Ms. X.IV.2, carta 6v

Tra le attività del mondo rurale più importanti, e costantemente rappresentata nei calendari, vi è sicuramente l’uccisione e la macellazione del maiale, vera e propria “dispensa” per le famiglie – non solo contadine – e indispensabile garanzia di proteine e di grassi a cui attingere durante tutto l’anno. La carta 6v del manoscritto X.IV.2 descrive proprio questo momento dell’anno, che vede la macellazione, in questo caso, di un esemplare di cinta senese. Il codice X.IV.2, da cui la scena è tratta, è un breviario dalla preziosa legatura in velluto rosso con rosoni d’argento e nielli, appartenuto in origine alle Clarisse di Maggiano e proveniente dal monastero di Santa Chiara a Siena, il cui apparato illustrativo, databile agli anni intorno al 1441, è attribuito al pittore senese Sano di Pietro e alla sua bottega.

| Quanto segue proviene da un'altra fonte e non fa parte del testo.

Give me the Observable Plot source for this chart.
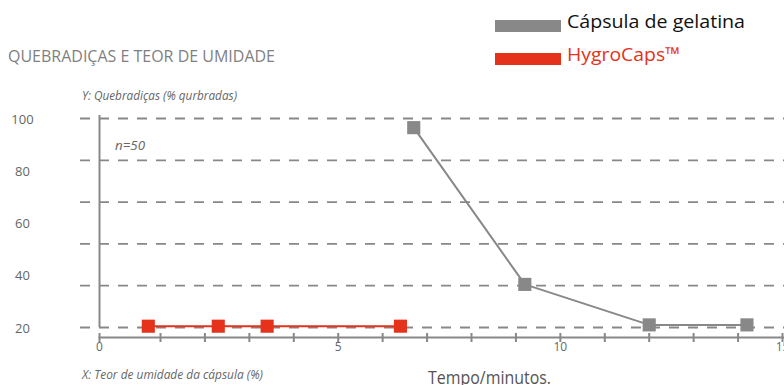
<!DOCTYPE html>
<html>
<head>
<meta charset="utf-8">
<script src="https://cdn.jsdelivr.net/npm/d3@7"></script>
<script src="https://cdn.jsdelivr.net/npm/@observablehq/plot@0.6"></script>
<style>
  html, body { margin: 0; padding: 0; background: #fff; }
  #wrap { position: relative; width: 784px; height: 385px; overflow: hidden; }
  #wrap svg { position: absolute; left: 0; top: 0; }
</style>
</head>
<body>
<div id="wrap"></div>
<script>
// ---- data ----
const seriesNames = ["Cápsula de gelatina", "HygroCaps™"];
const gelatinaTime = [6.7, 9.2, 12.0, 14.2];
const gelatinaBreak = [96.5, 36.5, 21, 21];
const hygroTime = [0.8, 2.3, 3.4, 6.4];
const hygroBreak = [20.5, 20.5, 20.5, 20.5];
const gridValues = [100, 84, 68, 52, 36, 20];
const yTickLabels = [100, 80, 60, 40, 20];
const xMinorTicks = [0, 1, 2, 3, 4, 5, 6, 7, 8, 9, 10, 11, 12, 13, 14, 15];
const xTickLabels = [0, 5, 10, 15];
const titleText = "QUEBRADIÇAS E TEOR DE UMIDADE";
const yTitle = "Y: Quebradiças (% qurbradas)";
const xTitle = "X: Teor de umidade da cápsula (%)";
const nText = "n=50";
const timeText = "Tempo/minutos.";

const GRAY = "#888888";
const RED = "#e5321b";

const gel = gelatinaTime.map((t, i) => ({t, v: gelatinaBreak[i]}));
const hyg = hygroTime.map((t, i) => ({t, v: hygroBreak[i]}));

const chart = Plot.plot({
  width: 784,
  height: 385,
  marginTop: 115,
  marginBottom: 48,
  marginLeft: 80,
  marginRight: 0,
  x: {type: "linear", domain: [0, 1, 15], range: [99, 160, 782], axis: null},
  y: {domain: [20, 100], range: [327, 118], axis: null},
  style: {fontFamily: "'Open Sans', sans-serif", background: "transparent", overflow: "hidden"},
  marks: [
    Plot.ruleY(gridValues, {y: d => d, stroke: GRAY, strokeWidth: 1.8, strokeDasharray: "10,9"}),
    Plot.ruleX([0], {x: d => d, stroke: GRAY, strokeWidth: 2, insetBottom: 10}),
    Plot.frame({anchor: "bottom", stroke: GRAY, strokeWidth: 2, insetLeft: 19}),
    Plot.ruleX(xMinorTicks, {x: d => d, stroke: GRAY, strokeWidth: 2, insetTop: 218, insetBottom: -5}),
    Plot.text(yTickLabels, {y: d => d, text: d => String(d), frameAnchor: "left", dx: -58, dy: 1, textAnchor: "middle", fontSize: 13, fill: "#666"}),
    Plot.text(xTickLabels, {x: d => d, text: d => String(d), frameAnchor: "bottom", dy: 13, fontSize: 12, fill: "#666"}),
    Plot.line(hyg, {x: "t", y: "v", stroke: RED, strokeWidth: 2}),
    Plot.line(gel, {x: "t", y: "v", stroke: GRAY, strokeWidth: 2}),
    Plot.dot(hyg, {x: "t", y: "v", symbol: "square", r: 7.4, fill: RED}),
    Plot.dot(gel, {x: "t", y: "v", symbol: "square", r: 7.4, fill: GRAY})
  ]
});
document.getElementById("wrap").appendChild(chart);

// ---- overlay: title, legend, axis titles ----
const ov = d3.select("#wrap").append("svg")
  .attr("width", 784).attr("height", 385)
  .style("font-family", "'Open Sans', sans-serif");

function label(x, y, txt, size, fill, len, italic) {
  const t = ov.append("text").attr("x", x).attr("y", y)
    .attr("font-size", size).attr("fill", fill).text(txt);
  if (italic) t.attr("font-style", "italic");
  if (len) t.attr("textLength", len).attr("lengthAdjust", "spacingAndGlyphs");
  return t;
}

label(8, 62, titleText, 17, "#7f7f7f", 267);
label(82, 100, yTitle, 12, "#666", 155, true);
label(115, 150, nText, 12, "#666", 30, true);
label(82, 379, xTitle, 12, "#666", 181, true);
label(428, 384, timeText, 18, "#555", 123);

// legend
const legendColors = [GRAY, RED];
const legendTextColors = ["#111", RED];
const legendBaselines = [28, 61];
const legendLens = [178, 113];
seriesNames.forEach((name, i) => {
  ov.append("rect").attr("x", 495).attr("y", legendBaselines[i] - 8)
    .attr("width", 66).attr("height", 12).attr("fill", legendColors[i]);
  label(567, legendBaselines[i], name, 19, legendTextColors[i], legendLens[i]);
});
</script>
</body>
</html>
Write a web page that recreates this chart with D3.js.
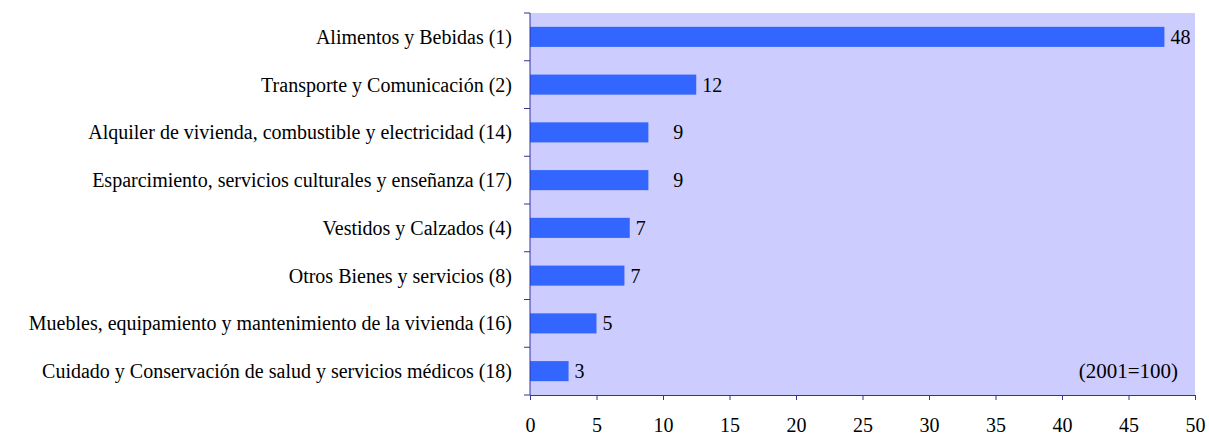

Ms. X.V.1, carta 4v e carta 5r

Il pane è alla base della piramide alimentare; i calendari quasi sempre rappresentano le attività collegate alla cerealicoltura, come nel caso del manoscritto X.V.1, raffinatissimo codice di provenienza borgognona databile al terzo quarto del ’400. I mesi di luglio e agosto (cc. 4v-5r), infatti, raffigurano, rispettivamente, la mietitura e la battitura del grano. Nei calendari italiani questo tipo di lavori è rappresentato solitamente nei mesi di giugno e luglio; lo scarto di un mese rispetto ai calendari francesi, e più in generale a quelli del nord Europa, è senz’altro dovuto alle differenze climatiche tra le due aree. Il codice X.V.1 reca anche un’altra particolarità: ad accompagnare il calendario con i lavori agricoli tipici dei mesi sono rappresentati anche i segni zodiacali. In un’unica composizione, quindi, sono riunite una raffigurazione colta e antica (lo zodiaco) e una rappresentazione popolare che racconta il presente (i lavori dei mesi), ovvero un’immagine del cielo e una della terra.

Ms. X.IV.2, carta 3r

Ci sono alcuni mesi, tuttavia, come quelli primaverili di aprile e maggio, che presentano una particolarità: spesso, infatti, nella loro rappresentazione, non sono raffigurate le attività agricole tipiche del periodo. Come nel caso del manoscritto X.IV.2, nel quale, alla carta 3r, sono raffigurati, a destra, un cavaliere con un falchetto sul braccio che si avvia alla caccia e a sinistra due ragazzi di fronte alla porta di una casa, forse pronti a “cantare il maggio”, stringendo tra le mani l’“arboscello” o “bruscello”. Proprio con il termine “bruscello” in Toscana, e particolarmente nel Senese, si indica una forma di teatro popolare, ancora oggi esistente, nella quale i “bruscellanti” si muovevano in corteo nelle campagne per raggiungere il podere che aveva organizzato lo spettacolo, tenendo bene in vista un ramoscello (“bruscello”), intorno al quale spesso era allestita la rappresentazione.